GIVEN REQUEST:
Retype word for word the first line of the listing and each line after it up to the line with "from matplotlib.ticker import FuncFormatter", with the pictures taken out.

AVAILABLE DATA:
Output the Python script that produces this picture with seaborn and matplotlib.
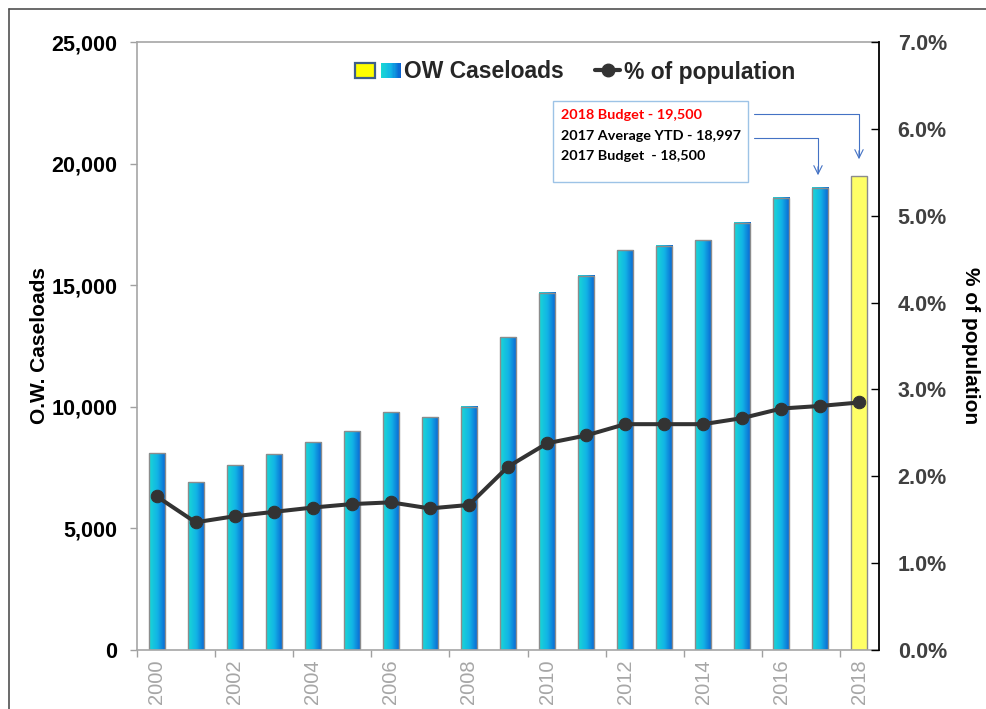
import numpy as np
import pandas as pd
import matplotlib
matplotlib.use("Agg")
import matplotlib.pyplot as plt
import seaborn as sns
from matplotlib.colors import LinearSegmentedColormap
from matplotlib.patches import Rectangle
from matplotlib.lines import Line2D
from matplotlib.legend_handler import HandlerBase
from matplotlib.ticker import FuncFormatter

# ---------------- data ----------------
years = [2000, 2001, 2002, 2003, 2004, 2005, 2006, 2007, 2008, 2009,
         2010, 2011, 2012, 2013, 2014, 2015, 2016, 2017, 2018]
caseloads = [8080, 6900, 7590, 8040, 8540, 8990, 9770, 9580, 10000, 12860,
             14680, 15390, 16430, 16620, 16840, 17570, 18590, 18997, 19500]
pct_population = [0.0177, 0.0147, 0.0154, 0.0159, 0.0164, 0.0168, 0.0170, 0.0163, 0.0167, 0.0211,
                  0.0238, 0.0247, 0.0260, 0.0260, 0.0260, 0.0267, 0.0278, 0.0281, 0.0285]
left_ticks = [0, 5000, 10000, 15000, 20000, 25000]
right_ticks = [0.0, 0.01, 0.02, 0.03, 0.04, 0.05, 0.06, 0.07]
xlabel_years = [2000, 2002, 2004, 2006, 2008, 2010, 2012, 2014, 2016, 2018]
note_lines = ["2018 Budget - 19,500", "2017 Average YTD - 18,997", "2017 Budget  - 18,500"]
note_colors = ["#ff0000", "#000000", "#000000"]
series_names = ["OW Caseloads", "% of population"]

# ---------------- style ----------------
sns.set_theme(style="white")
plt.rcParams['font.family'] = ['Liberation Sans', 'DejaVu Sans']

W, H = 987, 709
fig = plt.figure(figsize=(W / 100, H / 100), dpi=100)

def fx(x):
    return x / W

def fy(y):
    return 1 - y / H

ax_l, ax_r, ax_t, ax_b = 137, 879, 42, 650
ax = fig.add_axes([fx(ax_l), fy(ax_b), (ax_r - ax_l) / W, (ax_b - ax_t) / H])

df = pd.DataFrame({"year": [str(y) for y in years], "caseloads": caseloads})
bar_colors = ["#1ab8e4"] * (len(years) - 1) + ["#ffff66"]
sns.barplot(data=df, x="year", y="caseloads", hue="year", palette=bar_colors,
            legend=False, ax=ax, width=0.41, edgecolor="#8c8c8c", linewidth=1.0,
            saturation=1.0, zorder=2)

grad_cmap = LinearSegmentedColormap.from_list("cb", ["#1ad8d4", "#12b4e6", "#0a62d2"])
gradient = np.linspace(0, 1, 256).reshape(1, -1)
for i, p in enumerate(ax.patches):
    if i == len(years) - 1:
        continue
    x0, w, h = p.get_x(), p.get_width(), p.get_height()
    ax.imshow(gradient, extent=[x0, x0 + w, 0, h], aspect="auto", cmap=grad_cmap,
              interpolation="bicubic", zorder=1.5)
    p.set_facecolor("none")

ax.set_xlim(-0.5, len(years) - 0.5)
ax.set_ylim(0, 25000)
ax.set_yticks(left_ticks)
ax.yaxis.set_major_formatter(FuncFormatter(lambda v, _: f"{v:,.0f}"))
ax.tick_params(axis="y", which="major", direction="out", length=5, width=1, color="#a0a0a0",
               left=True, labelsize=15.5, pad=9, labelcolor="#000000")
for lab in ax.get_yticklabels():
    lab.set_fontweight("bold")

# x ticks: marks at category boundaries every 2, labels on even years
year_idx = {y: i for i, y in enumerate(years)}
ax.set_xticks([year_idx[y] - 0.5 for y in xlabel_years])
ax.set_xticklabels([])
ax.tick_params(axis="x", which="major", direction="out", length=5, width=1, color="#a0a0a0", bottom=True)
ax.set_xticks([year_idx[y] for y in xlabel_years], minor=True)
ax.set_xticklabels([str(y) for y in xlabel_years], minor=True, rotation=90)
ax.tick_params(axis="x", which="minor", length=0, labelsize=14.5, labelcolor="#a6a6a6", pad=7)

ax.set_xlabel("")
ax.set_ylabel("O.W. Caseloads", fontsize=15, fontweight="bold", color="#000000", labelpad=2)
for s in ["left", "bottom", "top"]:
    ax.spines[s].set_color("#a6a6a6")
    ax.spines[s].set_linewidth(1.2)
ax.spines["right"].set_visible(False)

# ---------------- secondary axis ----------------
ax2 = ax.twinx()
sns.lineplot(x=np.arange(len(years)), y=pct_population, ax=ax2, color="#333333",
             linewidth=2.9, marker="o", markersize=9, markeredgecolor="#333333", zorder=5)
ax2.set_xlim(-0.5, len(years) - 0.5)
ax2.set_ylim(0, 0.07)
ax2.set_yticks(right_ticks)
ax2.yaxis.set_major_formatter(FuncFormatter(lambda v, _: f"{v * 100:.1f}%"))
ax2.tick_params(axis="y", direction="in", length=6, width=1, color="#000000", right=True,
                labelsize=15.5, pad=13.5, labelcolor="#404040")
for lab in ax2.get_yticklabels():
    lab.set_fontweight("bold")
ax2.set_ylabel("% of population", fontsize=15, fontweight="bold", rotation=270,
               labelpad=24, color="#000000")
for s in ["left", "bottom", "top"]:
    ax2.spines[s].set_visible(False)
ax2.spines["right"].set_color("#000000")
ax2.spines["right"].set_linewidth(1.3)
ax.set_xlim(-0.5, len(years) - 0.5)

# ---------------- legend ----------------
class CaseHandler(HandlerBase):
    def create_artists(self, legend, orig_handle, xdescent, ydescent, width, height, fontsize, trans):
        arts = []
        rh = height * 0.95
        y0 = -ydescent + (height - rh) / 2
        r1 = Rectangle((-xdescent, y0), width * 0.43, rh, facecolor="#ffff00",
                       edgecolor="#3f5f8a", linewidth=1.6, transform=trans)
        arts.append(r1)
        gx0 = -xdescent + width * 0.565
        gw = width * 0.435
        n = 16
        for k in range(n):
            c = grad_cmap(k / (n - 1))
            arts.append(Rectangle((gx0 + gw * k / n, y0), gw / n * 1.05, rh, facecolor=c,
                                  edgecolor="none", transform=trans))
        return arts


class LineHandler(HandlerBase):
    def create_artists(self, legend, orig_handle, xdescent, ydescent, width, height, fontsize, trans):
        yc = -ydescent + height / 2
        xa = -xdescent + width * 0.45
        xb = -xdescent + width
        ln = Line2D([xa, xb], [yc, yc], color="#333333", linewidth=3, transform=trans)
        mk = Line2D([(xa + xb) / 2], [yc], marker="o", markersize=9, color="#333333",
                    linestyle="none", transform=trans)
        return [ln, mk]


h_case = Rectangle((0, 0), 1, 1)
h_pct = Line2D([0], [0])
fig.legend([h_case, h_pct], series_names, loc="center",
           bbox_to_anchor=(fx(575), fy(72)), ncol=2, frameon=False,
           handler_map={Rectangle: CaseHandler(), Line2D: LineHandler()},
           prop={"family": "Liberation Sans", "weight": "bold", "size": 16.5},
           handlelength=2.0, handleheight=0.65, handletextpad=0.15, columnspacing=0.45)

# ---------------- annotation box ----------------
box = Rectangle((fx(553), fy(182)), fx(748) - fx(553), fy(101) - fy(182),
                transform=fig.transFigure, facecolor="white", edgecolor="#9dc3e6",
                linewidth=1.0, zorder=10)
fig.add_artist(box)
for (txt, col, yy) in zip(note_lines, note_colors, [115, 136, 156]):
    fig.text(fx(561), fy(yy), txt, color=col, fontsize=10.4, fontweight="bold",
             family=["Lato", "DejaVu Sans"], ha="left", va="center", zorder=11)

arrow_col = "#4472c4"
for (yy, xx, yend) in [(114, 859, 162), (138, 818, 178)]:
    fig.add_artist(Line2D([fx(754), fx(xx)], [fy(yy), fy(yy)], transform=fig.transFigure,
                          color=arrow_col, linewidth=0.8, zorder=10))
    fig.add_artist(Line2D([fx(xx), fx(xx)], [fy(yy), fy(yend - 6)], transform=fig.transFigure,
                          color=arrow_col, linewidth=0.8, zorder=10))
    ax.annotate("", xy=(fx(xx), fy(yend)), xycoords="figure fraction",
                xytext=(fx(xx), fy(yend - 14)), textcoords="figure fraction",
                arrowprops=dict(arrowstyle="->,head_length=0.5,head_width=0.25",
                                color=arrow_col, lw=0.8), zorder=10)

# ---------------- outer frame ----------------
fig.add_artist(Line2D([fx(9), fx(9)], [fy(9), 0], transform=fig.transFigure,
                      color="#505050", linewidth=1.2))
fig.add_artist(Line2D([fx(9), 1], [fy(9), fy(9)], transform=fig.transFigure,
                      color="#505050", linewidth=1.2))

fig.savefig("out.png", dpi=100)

OUTPUT FOR THIS TASK:
Output the Python script that produces this picture with seaborn and matplotlib.
import numpy as np
import pandas as pd
import matplotlib
matplotlib.use("Agg")
import matplotlib.pyplot as plt
import seaborn as sns
from matplotlib.colors import LinearSegmentedColormap
from matplotlib.patches import Rectangle
from matplotlib.lines import Line2D
from matplotlib.legend_handler import HandlerBase
from matplotlib.ticker import FuncFormatter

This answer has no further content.